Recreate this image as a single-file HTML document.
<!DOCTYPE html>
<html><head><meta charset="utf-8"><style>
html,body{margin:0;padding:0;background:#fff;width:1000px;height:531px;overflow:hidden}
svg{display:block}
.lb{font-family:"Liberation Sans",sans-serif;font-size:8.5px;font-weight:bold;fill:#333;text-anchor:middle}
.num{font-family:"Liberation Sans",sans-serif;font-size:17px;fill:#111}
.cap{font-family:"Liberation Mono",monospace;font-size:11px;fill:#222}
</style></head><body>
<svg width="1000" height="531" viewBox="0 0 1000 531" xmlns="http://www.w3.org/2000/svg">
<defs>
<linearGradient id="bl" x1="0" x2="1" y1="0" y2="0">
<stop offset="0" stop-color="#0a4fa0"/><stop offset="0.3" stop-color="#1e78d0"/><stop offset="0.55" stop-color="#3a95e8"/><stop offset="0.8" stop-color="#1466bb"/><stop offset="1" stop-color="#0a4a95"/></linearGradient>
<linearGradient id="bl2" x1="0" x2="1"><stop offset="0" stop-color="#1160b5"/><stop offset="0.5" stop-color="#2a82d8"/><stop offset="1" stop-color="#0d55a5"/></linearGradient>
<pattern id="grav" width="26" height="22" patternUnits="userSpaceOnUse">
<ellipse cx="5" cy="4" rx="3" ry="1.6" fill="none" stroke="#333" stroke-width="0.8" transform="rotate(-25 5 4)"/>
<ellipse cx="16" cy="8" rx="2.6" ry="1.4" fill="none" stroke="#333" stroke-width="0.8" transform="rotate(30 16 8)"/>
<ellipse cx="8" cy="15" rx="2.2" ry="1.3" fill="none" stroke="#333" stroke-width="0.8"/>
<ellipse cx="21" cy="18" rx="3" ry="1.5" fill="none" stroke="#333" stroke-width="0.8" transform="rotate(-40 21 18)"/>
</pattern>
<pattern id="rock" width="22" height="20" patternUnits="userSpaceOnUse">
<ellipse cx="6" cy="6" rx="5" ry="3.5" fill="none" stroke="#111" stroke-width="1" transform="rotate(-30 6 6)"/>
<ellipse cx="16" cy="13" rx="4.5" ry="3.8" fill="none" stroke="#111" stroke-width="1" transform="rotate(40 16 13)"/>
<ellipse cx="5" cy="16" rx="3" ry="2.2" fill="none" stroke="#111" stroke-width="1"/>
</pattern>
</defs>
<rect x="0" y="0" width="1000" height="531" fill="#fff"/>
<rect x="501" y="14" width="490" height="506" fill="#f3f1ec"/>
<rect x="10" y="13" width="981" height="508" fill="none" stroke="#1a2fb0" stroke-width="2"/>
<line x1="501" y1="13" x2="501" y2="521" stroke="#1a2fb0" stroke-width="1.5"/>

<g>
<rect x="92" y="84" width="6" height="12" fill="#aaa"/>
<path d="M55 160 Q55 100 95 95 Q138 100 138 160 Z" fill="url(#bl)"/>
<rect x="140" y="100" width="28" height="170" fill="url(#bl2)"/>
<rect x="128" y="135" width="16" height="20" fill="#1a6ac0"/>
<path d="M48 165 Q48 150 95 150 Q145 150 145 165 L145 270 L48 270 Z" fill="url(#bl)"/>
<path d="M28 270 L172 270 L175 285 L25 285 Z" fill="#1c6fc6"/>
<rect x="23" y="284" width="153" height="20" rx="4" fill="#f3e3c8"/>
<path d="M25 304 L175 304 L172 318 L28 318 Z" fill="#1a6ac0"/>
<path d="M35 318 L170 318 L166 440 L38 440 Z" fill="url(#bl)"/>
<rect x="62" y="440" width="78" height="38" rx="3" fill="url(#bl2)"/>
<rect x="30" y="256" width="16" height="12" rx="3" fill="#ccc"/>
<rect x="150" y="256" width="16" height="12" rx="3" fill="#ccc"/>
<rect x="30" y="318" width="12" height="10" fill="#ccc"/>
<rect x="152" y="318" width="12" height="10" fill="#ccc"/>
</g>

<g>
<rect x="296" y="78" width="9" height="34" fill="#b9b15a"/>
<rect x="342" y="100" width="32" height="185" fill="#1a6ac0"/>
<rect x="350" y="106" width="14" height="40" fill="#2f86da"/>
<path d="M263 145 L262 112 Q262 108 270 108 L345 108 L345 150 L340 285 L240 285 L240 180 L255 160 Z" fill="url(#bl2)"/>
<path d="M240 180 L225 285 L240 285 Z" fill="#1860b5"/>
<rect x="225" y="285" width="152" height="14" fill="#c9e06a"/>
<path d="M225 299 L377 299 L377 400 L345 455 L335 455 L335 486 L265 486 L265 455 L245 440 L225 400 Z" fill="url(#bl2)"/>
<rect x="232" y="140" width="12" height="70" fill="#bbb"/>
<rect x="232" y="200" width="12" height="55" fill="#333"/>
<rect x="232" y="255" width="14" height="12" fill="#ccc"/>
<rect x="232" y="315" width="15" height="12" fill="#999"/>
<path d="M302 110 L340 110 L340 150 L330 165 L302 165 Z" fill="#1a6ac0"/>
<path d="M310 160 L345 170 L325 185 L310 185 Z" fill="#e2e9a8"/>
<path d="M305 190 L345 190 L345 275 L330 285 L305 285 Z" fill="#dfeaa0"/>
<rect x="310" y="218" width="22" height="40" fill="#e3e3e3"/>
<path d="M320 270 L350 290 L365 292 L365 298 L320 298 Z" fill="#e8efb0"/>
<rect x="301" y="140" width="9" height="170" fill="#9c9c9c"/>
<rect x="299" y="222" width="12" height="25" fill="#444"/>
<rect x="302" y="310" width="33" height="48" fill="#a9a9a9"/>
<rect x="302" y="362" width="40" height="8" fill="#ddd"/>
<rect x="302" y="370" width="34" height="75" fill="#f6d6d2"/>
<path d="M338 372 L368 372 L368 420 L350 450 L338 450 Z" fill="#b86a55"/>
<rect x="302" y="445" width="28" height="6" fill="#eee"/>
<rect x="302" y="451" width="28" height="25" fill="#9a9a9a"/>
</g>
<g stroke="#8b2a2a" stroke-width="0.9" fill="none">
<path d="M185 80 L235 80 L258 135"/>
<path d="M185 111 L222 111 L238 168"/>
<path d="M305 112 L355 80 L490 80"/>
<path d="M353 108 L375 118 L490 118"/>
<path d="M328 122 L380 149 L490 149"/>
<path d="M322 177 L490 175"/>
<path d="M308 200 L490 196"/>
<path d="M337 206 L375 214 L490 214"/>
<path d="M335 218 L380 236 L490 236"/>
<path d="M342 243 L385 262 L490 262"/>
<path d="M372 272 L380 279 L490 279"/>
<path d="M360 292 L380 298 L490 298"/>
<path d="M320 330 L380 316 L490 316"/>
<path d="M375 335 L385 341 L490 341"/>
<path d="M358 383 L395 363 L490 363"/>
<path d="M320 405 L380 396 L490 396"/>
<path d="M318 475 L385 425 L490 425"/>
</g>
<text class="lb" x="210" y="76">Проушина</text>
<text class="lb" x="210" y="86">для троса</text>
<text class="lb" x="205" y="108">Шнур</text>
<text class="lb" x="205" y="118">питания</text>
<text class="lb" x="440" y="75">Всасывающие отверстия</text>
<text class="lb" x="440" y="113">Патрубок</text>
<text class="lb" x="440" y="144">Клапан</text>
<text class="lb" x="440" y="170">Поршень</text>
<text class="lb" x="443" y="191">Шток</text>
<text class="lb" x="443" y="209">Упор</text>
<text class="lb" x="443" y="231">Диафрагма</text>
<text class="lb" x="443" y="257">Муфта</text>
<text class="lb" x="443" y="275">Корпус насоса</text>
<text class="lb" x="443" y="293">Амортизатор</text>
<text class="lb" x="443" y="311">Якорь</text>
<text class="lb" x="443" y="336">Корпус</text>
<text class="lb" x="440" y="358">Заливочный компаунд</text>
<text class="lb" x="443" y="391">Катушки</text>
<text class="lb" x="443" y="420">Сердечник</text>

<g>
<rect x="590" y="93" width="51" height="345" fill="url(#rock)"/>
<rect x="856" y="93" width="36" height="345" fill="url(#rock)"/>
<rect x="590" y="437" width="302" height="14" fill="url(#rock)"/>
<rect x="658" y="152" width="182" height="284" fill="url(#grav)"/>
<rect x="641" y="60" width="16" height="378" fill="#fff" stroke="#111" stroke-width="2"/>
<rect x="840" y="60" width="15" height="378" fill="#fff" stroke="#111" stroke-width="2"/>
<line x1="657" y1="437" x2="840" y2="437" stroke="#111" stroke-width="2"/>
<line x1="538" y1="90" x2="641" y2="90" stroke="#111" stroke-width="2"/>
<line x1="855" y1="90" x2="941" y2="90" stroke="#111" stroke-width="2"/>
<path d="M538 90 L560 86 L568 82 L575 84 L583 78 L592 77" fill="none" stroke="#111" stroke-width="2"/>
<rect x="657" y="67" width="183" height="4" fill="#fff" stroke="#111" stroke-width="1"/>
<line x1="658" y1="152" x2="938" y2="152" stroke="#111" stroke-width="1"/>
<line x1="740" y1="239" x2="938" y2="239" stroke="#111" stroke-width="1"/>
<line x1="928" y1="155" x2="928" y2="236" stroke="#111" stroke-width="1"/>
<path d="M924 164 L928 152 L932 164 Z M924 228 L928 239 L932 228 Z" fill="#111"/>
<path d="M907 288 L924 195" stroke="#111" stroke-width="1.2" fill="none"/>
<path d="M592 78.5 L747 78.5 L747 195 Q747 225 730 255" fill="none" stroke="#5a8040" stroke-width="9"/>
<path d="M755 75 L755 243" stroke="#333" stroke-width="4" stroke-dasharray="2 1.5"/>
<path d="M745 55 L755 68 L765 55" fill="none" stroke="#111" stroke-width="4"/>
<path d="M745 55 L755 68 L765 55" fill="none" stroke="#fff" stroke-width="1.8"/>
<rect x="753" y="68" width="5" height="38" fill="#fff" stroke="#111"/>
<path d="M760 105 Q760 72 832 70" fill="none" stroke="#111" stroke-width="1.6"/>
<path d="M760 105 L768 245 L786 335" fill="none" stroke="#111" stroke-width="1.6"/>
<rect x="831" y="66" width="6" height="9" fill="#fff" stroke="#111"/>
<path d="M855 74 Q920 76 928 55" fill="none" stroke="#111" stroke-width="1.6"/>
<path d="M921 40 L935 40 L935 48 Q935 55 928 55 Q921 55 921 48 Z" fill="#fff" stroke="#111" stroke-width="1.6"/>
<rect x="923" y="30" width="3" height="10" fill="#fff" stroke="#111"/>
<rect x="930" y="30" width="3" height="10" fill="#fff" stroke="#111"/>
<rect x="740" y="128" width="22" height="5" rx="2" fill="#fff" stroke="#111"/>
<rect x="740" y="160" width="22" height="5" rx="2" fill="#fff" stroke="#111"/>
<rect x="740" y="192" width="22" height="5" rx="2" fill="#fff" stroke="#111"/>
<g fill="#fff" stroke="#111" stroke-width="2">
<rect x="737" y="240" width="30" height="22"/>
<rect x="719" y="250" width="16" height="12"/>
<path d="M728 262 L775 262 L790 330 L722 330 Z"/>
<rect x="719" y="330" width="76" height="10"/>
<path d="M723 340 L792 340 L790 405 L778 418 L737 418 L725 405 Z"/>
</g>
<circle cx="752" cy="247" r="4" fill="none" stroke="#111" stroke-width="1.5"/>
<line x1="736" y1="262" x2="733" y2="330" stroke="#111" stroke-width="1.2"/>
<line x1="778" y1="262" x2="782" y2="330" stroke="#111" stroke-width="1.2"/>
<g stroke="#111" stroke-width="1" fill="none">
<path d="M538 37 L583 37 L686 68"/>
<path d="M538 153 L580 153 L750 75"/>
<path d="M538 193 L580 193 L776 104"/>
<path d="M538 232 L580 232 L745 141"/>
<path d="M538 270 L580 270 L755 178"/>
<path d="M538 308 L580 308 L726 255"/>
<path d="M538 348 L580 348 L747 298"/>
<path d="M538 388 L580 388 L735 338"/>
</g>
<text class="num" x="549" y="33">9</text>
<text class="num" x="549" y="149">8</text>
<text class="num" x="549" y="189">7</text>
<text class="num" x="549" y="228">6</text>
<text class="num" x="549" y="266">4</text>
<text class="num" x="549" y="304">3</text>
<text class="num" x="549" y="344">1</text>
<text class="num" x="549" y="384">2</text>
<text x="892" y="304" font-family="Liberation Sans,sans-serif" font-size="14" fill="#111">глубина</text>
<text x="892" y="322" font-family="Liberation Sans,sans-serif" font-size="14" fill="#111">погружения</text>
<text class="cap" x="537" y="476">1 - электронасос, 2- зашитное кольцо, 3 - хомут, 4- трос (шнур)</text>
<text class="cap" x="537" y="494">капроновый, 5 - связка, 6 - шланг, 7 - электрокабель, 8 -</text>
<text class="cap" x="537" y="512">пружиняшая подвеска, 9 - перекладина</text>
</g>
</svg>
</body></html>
==
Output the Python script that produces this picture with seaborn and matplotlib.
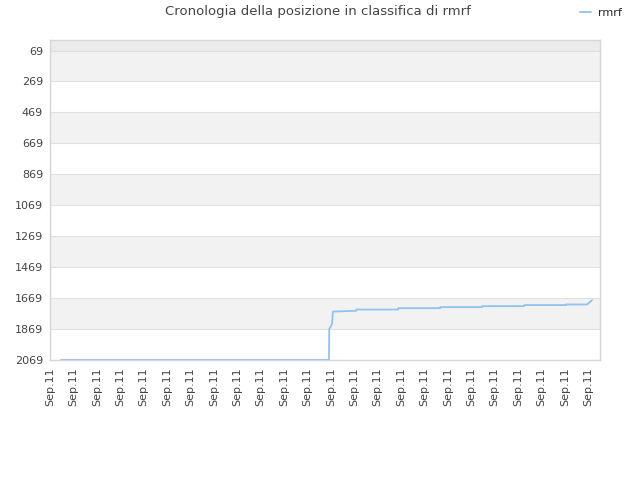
* * *
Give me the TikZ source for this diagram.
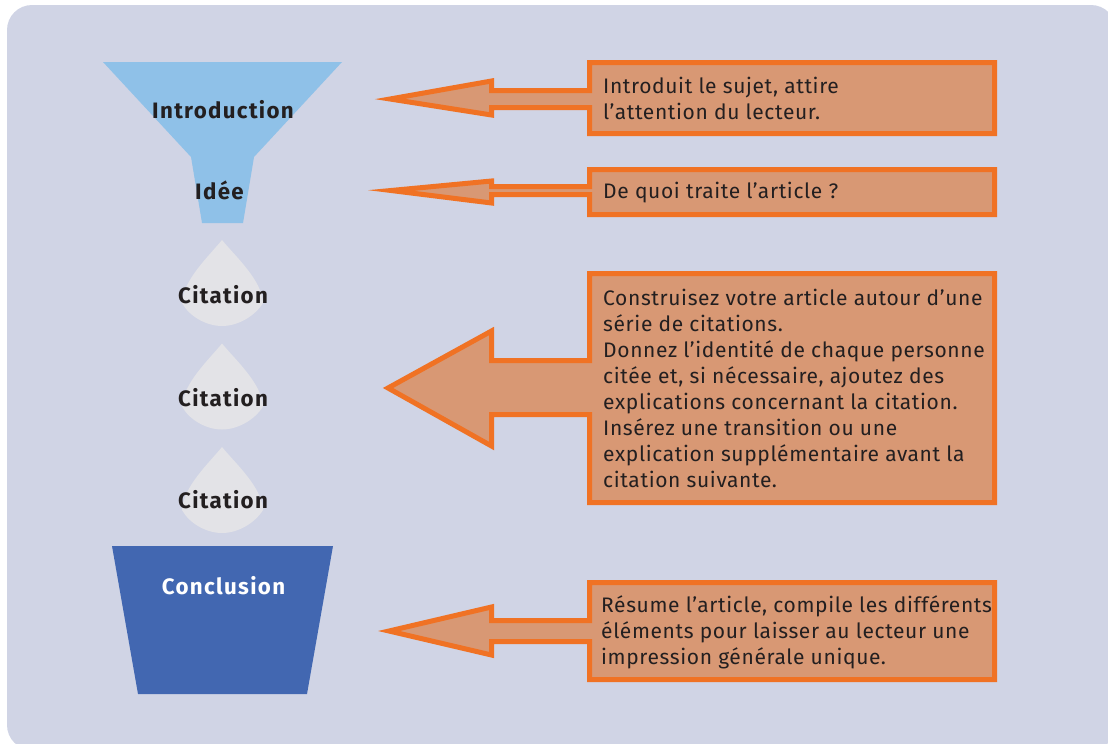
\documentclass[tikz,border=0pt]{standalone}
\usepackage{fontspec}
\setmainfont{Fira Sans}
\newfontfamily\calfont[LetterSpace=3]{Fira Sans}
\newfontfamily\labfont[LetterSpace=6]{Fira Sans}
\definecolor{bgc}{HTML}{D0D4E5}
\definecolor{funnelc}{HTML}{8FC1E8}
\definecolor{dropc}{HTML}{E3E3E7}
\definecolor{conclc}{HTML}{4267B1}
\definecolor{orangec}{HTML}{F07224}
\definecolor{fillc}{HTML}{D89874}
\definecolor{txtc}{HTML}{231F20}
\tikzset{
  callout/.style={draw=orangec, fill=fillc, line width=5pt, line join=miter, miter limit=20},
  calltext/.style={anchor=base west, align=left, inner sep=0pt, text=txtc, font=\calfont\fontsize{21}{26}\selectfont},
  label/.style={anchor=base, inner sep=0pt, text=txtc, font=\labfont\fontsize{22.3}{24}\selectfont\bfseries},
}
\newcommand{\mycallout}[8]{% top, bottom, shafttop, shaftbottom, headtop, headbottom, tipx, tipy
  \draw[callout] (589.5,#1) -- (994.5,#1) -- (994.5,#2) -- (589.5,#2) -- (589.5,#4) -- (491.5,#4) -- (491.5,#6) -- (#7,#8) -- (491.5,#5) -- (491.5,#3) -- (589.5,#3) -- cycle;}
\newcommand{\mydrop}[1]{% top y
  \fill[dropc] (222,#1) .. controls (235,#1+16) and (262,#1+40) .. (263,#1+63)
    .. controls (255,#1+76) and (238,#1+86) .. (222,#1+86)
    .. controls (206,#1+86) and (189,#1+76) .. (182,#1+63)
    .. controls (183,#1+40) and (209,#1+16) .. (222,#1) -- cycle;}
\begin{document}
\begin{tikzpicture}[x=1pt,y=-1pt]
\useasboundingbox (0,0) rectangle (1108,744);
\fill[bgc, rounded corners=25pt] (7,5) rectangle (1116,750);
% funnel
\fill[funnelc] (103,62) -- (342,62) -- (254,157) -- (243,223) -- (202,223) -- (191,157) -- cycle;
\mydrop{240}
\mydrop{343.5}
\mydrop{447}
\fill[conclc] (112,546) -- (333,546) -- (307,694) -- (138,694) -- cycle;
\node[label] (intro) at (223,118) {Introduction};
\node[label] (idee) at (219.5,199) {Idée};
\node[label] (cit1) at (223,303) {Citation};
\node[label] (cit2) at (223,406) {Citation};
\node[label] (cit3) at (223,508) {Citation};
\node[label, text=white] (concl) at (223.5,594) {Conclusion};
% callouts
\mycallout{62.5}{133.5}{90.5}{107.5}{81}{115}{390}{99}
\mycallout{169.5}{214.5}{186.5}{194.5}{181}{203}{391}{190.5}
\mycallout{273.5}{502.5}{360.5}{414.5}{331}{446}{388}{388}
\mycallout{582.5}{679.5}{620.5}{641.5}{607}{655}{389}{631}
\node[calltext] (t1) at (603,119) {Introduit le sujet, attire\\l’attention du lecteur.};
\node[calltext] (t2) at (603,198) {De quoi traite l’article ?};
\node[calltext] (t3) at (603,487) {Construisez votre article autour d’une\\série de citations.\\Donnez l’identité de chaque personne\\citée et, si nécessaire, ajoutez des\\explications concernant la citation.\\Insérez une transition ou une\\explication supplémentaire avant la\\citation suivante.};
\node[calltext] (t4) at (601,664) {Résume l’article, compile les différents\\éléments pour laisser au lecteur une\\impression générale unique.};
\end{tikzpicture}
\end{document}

### Set task
Copy every line from the entries that contains the word "this".

### Full answer
Recreate this image as a single-file HTML document.
Output the Python script that produces this picture with seaborn and matplotlib.
Give me the TikZ source for this diagram.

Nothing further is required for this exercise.